What to produce =>
Give every entry again, word for word.

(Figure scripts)
[start]

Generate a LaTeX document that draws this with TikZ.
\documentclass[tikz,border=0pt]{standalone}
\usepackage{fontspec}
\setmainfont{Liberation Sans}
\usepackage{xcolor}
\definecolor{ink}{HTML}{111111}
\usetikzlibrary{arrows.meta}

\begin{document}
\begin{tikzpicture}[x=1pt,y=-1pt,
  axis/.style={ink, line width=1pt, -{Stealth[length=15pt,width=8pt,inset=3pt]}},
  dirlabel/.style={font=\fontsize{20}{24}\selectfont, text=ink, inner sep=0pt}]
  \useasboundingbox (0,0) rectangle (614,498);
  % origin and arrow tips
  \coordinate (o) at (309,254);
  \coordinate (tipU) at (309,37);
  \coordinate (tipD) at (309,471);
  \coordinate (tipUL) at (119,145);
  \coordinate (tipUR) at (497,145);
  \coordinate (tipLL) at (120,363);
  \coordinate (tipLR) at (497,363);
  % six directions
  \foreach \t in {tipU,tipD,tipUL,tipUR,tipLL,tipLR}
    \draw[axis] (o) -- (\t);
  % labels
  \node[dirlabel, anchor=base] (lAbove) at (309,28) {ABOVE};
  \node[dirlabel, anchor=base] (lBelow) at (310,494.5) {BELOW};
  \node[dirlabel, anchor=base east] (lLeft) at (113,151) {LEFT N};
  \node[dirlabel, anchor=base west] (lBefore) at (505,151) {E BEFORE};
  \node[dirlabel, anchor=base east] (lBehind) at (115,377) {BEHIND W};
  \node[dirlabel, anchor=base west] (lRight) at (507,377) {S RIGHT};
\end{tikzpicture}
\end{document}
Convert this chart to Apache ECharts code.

[end]

Task output =>
Generate a LaTeX document that draws this with TikZ.
\documentclass[tikz,border=0pt]{standalone}
\usepackage{fontspec}
\setmainfont{Liberation Sans}
\usepackage{xcolor}
\definecolor{ink}{HTML}{111111}
\usetikzlibrary{arrows.meta}

\begin{document}
\begin{tikzpicture}[x=1pt,y=-1pt,
  axis/.style={ink, line width=1pt, -{Stealth[length=15pt,width=8pt,inset=3pt]}},
  dirlabel/.style={font=\fontsize{20}{24}\selectfont, text=ink, inner sep=0pt}]
  \useasboundingbox (0,0) rectangle (614,498);
  % origin and arrow tips
  \coordinate (o) at (309,254);
  \coordinate (tipU) at (309,37);
  \coordinate (tipD) at (309,471);
  \coordinate (tipUL) at (119,145);
  \coordinate (tipUR) at (497,145);
  \coordinate (tipLL) at (120,363);
  \coordinate (tipLR) at (497,363);
  % six directions
  \foreach \t in {tipU,tipD,tipUL,tipUR,tipLL,tipLR}
    \draw[axis] (o) -- (\t);
  % labels
  \node[dirlabel, anchor=base] (lAbove) at (309,28) {ABOVE};
  \node[dirlabel, anchor=base] (lBelow) at (310,494.5) {BELOW};
  \node[dirlabel, anchor=base east] (lLeft) at (113,151) {LEFT N};
  \node[dirlabel, anchor=base west] (lBefore) at (505,151) {E BEFORE};
  \node[dirlabel, anchor=base east] (lBehind) at (115,377) {BEHIND W};
  \node[dirlabel, anchor=base west] (lRight) at (507,377) {S RIGHT};
\end{tikzpicture}
\end{document}
Convert this chart to Apache ECharts code.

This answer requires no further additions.